For a time, understanding can
feel like enough. At least you have a name for it, and it all makes a bit more
sense. But knowing doesn’t stop the patterns, and that realization usually
dawns slowly—often while you’re in the thick of repeating what you thought you’d
already figured out.
What often gets missed in
personal development discussions is that awareness is just the beginning, not
the end. Many people approach self-awareness tools hoping for relief, only to
find themselves confronted with their own contradictions. That realization can
feel heavy, especially when you were expecting understanding to lighten your
load.
There’s also the fact that when
someone becomes really self-aware, especially in social or work settings, they
start editing themselves in real-time. They monitor how they come across,
notice their emotions before expressing them, and question whether their
reactions are genuine or just old habits masquerading as feelings. This
constant internal commentary makes it hard to simply be present without running
a mental checklist.
Without a touch of
self-compassion, this heightened awareness can morph into self-surveillance.

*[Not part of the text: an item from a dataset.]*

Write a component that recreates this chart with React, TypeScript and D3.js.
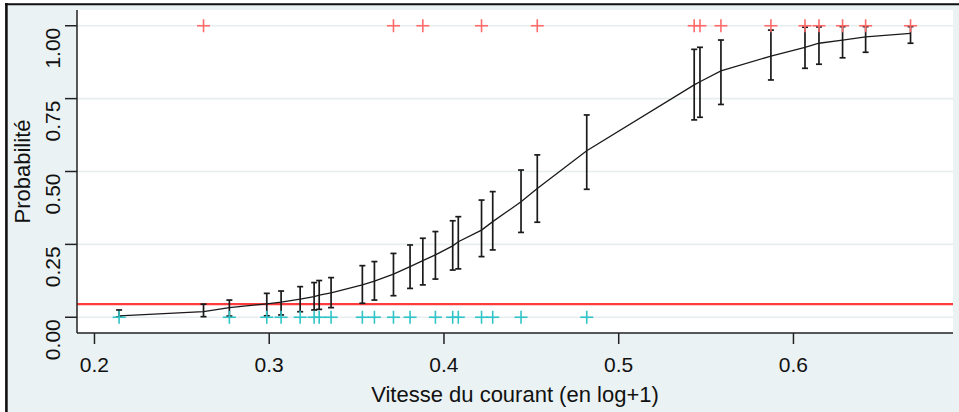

You might find yourself cataloging every flaw, narrating every interaction, and
measuring each response against some ideal version of how things should go. It’s exhaustion that’s tough to put into words.
Most people actually live in
that messy middle ground, where the patterns are visible but the change hasn’t
caught up yet. It’s not about the big breakthroughs or the neat stories of
those who have it all figured out. It’s about being in that space where
awareness is real, and the struggle is just as real. Acknowledging that part
honestly might just be the most underrated aspect of self-awareness there is.